Copy the lines of the data below exactly, starting at the first and stopping after the line that contains "rank_ticks = [0, 100, 200, 300, 400, 500, 600]"; include no pictures.
--- START ---
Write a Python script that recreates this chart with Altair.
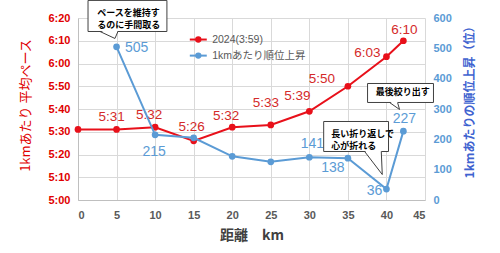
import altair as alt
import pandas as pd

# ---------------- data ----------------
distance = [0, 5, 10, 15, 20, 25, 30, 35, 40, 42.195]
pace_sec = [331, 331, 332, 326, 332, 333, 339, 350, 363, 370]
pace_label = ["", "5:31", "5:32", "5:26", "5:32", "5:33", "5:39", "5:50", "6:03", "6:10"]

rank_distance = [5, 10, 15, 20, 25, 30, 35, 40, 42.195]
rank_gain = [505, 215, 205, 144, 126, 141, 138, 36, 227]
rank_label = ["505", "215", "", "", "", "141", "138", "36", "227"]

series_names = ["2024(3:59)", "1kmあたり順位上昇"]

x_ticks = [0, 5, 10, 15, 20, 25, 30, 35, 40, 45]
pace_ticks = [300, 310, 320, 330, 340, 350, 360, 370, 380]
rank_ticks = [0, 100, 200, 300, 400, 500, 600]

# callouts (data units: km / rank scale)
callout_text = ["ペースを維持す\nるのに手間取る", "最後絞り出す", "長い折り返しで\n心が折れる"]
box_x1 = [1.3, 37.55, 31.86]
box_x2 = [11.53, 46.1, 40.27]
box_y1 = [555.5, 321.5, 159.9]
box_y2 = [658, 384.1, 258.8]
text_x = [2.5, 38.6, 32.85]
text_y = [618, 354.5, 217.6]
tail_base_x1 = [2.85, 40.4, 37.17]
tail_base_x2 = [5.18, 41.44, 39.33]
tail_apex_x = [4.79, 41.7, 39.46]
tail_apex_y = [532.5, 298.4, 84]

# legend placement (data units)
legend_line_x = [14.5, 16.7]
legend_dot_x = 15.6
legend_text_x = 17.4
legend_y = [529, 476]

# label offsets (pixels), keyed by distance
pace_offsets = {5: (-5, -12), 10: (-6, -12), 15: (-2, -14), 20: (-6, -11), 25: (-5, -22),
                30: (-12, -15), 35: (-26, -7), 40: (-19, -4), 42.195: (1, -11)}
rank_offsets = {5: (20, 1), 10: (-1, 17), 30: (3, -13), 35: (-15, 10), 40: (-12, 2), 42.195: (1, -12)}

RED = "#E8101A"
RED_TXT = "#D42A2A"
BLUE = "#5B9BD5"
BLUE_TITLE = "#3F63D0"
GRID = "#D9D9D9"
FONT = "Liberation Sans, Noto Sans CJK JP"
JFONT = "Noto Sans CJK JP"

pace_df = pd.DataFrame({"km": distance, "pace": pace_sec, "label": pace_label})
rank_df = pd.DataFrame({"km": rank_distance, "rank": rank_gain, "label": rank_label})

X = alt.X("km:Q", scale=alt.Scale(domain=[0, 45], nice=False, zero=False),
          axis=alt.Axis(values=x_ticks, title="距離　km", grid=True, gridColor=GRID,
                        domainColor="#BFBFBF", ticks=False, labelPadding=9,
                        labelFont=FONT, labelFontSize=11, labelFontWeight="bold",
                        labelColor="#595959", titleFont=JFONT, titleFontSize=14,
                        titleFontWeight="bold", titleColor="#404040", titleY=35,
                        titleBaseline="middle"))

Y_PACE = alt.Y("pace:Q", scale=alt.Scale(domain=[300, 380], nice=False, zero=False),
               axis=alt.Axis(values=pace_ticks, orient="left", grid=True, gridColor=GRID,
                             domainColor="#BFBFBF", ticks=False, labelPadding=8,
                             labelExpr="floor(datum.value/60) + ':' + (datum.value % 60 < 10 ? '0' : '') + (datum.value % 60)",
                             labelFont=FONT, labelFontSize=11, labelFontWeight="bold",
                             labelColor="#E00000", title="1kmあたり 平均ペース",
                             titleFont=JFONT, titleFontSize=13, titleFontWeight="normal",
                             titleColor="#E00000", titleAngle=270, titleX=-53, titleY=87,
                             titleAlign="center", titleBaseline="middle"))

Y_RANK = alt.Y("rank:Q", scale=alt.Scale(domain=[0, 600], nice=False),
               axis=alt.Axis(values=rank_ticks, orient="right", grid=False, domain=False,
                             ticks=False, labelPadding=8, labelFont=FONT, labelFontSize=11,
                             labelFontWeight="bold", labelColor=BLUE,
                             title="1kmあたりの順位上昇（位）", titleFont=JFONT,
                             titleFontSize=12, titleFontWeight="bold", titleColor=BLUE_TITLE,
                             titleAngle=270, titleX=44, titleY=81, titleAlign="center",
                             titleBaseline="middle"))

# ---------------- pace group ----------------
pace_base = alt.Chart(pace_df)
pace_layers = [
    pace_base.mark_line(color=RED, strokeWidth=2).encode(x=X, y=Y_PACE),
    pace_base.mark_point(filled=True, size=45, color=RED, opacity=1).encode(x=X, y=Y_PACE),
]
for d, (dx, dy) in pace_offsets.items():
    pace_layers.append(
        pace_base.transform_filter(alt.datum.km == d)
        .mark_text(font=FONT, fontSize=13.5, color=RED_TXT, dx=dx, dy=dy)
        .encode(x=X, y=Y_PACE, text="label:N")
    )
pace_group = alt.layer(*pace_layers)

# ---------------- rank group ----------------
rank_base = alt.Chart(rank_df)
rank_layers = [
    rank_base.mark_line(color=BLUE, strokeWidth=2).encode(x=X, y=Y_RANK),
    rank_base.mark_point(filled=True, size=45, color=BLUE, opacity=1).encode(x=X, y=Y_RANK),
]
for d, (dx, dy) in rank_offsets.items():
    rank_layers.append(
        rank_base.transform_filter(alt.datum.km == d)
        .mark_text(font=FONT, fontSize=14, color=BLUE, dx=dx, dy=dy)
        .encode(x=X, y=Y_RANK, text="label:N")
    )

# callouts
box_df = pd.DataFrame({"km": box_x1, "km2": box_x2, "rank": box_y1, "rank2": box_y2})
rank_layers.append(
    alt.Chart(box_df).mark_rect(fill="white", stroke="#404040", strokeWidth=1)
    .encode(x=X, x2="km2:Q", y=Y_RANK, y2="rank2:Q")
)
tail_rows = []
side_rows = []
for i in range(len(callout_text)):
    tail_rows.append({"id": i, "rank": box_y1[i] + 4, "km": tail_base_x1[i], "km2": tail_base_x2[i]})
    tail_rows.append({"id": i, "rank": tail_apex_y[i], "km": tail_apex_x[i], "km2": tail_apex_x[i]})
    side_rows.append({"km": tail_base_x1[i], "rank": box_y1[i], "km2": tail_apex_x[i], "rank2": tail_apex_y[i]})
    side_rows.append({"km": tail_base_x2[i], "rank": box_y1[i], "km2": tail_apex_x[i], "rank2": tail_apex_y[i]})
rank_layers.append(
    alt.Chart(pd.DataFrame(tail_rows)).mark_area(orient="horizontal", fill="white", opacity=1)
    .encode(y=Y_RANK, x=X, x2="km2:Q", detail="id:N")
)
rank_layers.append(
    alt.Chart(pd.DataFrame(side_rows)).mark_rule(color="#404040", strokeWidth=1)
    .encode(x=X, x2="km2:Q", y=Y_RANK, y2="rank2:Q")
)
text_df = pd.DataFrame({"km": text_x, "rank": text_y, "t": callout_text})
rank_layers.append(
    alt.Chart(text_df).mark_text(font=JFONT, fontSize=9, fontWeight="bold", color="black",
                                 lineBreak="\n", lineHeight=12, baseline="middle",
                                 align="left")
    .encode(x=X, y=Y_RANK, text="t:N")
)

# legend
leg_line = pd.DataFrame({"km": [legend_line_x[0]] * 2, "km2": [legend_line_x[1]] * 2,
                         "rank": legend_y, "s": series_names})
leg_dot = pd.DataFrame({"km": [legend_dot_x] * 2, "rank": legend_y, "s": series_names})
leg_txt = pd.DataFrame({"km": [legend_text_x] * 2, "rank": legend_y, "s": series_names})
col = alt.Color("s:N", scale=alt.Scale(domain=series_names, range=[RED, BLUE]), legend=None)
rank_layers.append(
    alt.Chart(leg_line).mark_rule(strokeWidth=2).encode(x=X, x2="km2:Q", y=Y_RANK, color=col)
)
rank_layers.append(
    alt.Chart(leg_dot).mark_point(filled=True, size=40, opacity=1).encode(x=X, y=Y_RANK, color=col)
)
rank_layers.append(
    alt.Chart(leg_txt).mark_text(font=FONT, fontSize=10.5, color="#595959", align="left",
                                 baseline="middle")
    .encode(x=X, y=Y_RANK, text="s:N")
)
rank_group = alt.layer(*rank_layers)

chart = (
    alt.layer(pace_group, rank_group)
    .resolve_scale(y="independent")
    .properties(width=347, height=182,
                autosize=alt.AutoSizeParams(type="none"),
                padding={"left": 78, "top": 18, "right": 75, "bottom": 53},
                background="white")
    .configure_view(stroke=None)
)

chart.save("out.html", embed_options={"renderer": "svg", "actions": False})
--- END ---
In response:
Write a Python script that recreates this chart with Altair.
import altair as alt
import pandas as pd

# ---------------- data ----------------
distance = [0, 5, 10, 15, 20, 25, 30, 35, 40, 42.195]
pace_sec = [331, 331, 332, 326, 332, 333, 339, 350, 363, 370]
pace_label = ["", "5:31", "5:32", "5:26", "5:32", "5:33", "5:39", "5:50", "6:03", "6:10"]

rank_distance = [5, 10, 15, 20, 25, 30, 35, 40, 42.195]
rank_gain = [505, 215, 205, 144, 126, 141, 138, 36, 227]
rank_label = ["505", "215", "", "", "", "141", "138", "36", "227"]

series_names = ["2024(3:59)", "1kmあたり順位上昇"]

x_ticks = [0, 5, 10, 15, 20, 25, 30, 35, 40, 45]
pace_ticks = [300, 310, 320, 330, 340, 350, 360, 370, 380]
rank_ticks = [0, 100, 200, 300, 400, 500, 600]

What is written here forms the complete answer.